### Entries provided
◆ ◆ ◆ ◆
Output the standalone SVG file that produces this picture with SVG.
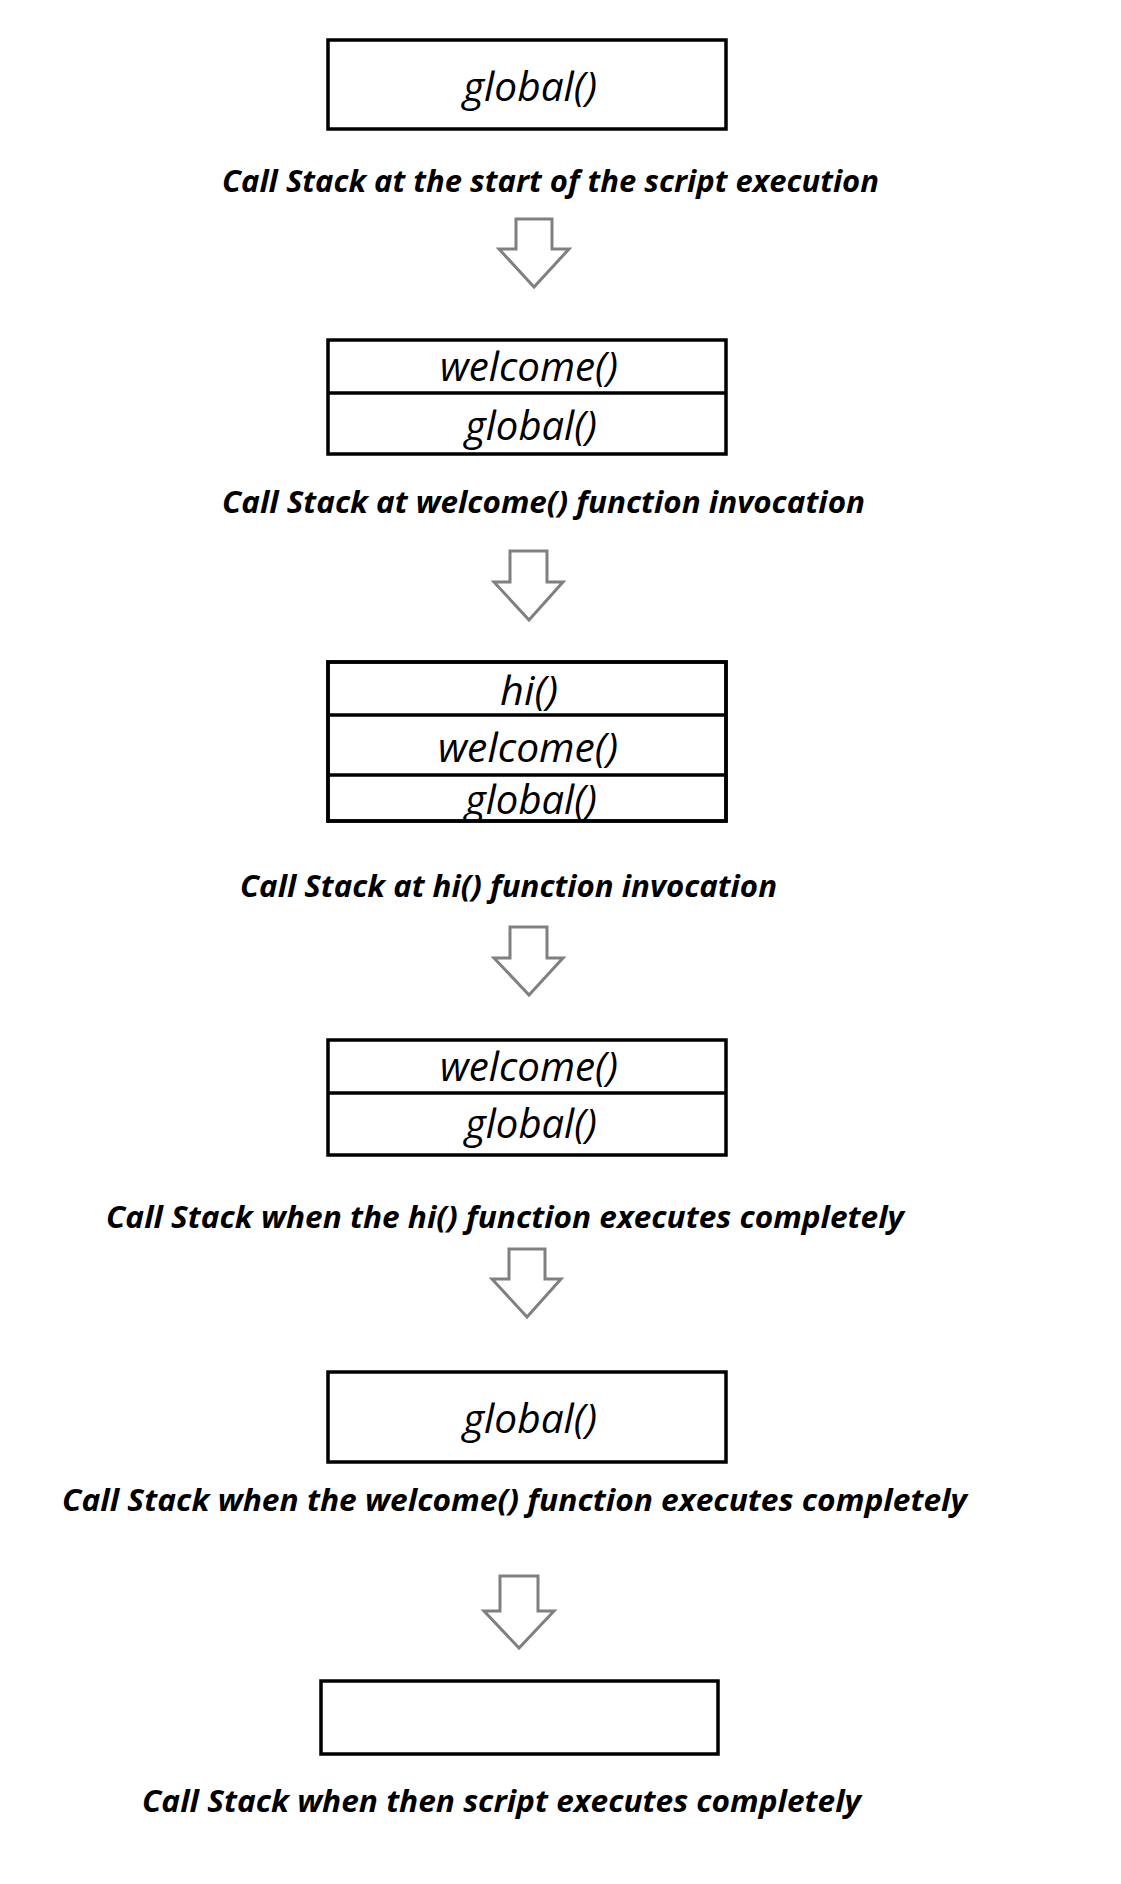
◆ ◆ ◆ ◆
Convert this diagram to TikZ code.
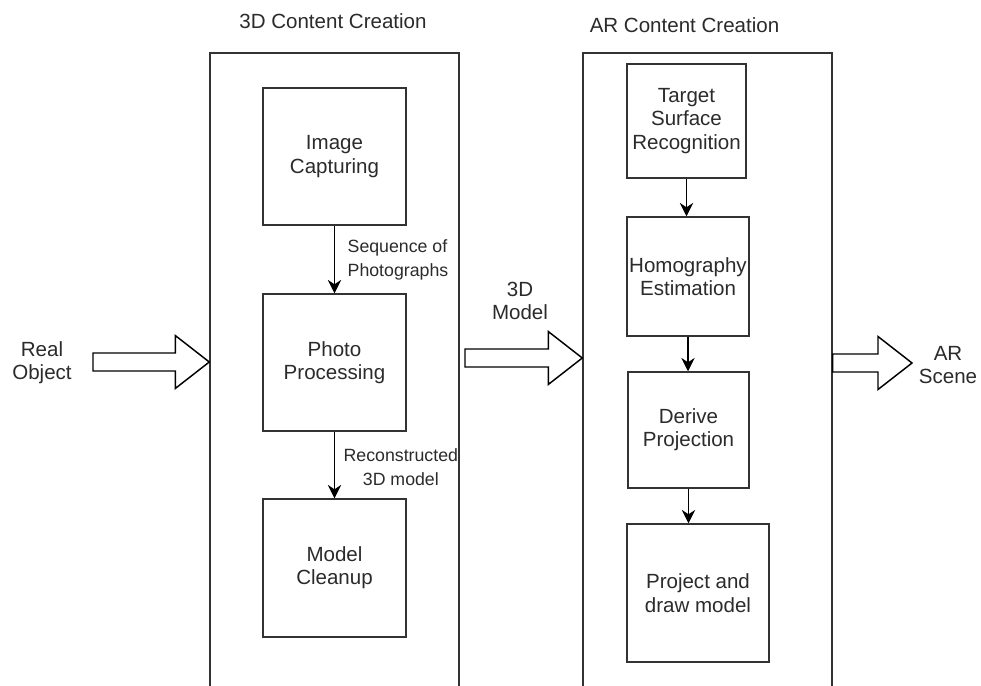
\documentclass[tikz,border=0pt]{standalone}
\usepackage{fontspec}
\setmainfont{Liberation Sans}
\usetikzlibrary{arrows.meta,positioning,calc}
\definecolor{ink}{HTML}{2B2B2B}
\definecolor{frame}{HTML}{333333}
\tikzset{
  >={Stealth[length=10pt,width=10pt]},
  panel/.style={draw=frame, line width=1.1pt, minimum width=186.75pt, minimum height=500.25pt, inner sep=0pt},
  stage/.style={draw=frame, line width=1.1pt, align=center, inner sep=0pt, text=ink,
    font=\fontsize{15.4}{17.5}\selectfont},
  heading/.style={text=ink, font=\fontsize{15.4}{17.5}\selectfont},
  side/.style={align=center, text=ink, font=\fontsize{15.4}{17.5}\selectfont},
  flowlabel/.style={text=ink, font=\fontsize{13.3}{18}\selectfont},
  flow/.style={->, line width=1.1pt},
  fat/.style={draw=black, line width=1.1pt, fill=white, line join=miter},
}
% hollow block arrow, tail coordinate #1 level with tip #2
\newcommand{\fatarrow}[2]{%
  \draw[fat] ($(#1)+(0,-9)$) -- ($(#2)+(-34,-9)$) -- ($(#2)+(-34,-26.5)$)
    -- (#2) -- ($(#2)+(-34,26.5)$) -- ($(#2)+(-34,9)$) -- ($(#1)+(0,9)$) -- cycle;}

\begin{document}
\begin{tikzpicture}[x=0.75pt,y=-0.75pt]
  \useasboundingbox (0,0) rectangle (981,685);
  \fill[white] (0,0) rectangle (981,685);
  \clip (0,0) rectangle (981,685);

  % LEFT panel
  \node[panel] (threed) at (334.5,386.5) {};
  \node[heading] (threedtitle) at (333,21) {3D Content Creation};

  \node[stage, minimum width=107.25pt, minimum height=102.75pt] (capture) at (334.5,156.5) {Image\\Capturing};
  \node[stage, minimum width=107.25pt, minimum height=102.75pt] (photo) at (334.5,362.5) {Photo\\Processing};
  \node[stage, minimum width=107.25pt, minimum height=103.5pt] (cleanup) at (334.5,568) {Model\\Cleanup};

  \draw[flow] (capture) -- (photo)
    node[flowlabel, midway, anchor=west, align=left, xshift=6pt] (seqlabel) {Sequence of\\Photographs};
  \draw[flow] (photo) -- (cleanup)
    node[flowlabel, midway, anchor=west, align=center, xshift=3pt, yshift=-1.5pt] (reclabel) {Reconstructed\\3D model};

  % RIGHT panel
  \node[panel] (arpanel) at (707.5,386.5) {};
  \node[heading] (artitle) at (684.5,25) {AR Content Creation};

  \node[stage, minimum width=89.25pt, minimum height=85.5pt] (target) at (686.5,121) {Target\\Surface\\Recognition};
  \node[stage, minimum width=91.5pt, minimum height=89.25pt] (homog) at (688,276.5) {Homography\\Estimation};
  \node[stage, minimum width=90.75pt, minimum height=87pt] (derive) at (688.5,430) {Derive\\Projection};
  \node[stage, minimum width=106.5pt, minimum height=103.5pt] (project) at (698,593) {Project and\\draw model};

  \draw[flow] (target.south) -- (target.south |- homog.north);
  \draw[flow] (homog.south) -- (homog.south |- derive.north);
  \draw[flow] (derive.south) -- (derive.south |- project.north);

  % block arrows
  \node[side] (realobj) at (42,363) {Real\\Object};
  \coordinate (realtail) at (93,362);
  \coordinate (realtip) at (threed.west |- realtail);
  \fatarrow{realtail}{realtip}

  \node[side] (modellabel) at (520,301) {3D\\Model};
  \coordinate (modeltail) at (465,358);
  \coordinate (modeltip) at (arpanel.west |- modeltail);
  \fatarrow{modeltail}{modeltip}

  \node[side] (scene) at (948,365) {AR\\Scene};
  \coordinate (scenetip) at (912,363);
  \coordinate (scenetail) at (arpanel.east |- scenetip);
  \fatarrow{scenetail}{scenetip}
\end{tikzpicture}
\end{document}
◆ ◆ ◆ ◆
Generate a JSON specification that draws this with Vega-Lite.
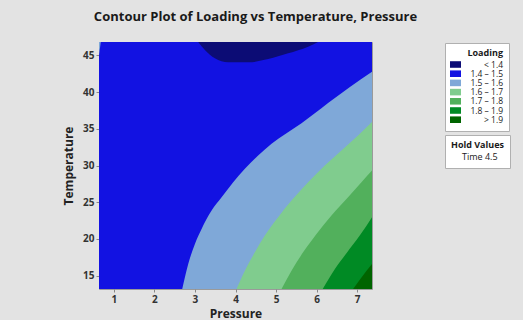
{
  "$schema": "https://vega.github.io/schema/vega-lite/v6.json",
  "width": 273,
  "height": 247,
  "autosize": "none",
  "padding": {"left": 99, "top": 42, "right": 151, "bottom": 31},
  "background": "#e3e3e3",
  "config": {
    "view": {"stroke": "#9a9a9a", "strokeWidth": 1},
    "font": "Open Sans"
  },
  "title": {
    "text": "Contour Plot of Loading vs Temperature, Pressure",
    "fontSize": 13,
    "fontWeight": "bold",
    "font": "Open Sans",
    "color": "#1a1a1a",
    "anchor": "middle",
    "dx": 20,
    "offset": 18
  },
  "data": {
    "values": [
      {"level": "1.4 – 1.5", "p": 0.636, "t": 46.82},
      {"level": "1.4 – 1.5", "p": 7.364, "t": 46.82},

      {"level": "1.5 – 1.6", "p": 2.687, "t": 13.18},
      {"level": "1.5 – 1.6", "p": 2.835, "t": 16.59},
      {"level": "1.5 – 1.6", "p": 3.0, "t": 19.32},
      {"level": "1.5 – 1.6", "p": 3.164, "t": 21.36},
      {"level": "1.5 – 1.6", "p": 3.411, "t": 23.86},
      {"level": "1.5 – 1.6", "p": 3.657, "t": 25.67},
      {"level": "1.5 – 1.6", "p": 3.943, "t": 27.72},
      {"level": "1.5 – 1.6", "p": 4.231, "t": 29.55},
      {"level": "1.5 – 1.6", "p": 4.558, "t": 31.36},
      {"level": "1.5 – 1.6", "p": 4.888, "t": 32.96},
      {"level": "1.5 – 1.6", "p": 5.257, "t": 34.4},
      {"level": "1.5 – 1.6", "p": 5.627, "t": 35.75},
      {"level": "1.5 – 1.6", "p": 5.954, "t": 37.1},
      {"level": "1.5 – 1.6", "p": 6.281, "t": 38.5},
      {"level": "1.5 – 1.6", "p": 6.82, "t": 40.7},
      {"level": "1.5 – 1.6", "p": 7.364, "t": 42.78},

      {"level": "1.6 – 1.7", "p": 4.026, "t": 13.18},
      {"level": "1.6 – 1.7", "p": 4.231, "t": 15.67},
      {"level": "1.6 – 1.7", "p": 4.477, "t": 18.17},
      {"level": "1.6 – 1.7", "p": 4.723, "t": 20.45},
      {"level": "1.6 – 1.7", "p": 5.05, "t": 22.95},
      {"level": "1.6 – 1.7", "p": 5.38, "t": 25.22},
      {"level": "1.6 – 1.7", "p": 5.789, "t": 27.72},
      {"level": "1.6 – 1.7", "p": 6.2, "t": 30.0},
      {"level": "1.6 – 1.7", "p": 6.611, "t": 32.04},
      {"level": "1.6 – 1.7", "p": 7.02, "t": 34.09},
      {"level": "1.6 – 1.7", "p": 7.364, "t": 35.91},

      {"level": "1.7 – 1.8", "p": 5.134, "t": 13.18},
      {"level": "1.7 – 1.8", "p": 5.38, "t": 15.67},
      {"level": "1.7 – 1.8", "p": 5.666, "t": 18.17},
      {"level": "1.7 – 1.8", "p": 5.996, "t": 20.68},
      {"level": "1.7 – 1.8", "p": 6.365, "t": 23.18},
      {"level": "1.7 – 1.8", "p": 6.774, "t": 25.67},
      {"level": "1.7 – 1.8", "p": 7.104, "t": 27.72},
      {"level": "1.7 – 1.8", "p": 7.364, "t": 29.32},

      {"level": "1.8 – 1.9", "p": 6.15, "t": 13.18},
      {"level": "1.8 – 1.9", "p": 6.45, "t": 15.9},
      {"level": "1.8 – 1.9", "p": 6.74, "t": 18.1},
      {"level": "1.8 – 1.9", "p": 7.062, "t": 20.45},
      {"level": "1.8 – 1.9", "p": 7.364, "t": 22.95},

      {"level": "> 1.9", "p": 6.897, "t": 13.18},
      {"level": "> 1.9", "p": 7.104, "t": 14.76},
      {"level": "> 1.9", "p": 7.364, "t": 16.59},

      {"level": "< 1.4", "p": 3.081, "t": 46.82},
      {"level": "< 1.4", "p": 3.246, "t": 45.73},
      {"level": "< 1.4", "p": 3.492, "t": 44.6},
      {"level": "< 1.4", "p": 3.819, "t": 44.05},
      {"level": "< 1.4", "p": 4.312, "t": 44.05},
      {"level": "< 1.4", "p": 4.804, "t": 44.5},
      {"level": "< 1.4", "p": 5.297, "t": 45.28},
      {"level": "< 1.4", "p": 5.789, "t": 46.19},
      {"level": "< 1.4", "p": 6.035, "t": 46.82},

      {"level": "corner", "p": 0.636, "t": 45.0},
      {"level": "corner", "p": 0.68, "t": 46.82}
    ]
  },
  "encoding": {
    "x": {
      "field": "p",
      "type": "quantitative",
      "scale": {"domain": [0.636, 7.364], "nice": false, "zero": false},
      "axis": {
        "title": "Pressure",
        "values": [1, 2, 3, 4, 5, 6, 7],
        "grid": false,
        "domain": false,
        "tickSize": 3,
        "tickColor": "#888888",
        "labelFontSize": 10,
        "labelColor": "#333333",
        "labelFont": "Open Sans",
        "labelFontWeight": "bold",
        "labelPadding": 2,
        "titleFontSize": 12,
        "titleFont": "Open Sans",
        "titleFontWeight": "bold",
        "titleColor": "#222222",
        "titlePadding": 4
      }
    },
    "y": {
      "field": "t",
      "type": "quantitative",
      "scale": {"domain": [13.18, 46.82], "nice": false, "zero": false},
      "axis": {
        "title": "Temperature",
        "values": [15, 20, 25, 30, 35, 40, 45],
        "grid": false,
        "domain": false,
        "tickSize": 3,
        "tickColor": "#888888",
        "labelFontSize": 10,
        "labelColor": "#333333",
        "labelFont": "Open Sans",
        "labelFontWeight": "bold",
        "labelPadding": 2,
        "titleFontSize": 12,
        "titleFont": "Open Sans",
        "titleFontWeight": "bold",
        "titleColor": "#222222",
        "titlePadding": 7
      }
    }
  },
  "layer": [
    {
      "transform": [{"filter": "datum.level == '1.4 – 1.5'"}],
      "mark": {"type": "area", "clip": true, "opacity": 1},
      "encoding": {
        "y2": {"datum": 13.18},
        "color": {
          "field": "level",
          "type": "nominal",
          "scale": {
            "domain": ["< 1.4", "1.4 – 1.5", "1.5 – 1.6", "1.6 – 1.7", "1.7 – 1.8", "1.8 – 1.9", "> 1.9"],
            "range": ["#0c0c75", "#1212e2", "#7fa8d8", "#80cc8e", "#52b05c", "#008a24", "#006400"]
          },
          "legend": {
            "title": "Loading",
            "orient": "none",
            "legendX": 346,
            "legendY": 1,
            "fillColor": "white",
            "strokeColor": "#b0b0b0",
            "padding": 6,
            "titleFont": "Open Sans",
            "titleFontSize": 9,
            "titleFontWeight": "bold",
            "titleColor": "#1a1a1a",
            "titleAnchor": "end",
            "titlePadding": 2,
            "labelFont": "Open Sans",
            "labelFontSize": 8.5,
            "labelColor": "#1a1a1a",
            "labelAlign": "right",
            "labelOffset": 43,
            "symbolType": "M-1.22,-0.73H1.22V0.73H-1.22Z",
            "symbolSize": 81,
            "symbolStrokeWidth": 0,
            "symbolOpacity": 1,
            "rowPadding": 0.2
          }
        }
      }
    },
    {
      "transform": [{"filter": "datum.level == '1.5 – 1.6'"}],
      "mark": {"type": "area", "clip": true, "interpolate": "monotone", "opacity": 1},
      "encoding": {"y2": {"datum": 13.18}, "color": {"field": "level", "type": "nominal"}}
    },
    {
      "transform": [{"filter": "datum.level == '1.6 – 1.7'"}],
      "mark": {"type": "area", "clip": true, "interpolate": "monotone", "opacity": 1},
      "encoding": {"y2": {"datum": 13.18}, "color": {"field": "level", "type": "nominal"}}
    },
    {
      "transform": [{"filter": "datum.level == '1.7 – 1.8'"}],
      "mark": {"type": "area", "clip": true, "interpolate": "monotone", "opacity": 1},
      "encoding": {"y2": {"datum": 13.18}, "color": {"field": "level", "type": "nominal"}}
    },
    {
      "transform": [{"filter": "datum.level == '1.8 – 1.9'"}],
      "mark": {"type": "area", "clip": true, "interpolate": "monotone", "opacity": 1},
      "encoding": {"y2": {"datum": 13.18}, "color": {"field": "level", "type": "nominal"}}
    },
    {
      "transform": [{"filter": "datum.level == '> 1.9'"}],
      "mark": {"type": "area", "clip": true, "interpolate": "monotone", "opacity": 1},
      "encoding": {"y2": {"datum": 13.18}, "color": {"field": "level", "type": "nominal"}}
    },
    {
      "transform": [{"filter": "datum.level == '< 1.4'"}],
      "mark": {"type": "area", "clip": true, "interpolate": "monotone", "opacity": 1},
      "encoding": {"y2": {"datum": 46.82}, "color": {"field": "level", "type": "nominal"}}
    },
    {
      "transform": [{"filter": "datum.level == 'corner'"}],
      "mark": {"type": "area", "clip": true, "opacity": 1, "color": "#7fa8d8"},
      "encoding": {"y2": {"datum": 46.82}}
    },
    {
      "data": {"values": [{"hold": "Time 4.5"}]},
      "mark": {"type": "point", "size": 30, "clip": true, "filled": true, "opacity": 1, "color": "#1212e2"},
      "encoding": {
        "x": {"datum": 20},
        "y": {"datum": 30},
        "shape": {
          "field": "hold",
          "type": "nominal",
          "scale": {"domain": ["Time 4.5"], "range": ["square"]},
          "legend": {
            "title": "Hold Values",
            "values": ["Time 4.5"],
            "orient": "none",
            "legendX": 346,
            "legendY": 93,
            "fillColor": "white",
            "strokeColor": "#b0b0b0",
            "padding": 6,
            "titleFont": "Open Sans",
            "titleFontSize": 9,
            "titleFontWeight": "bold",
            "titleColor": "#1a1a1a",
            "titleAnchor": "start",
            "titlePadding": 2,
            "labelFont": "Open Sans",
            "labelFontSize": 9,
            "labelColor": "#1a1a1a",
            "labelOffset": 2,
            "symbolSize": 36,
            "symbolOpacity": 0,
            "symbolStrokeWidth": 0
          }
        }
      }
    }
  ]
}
◆ ◆ ◆ ◆
Copy out every line where the word "that" occurs.

### Written answer
Output the standalone SVG file that produces this picture with SVG.
Generate a JSON specification that draws this with Vega-Lite.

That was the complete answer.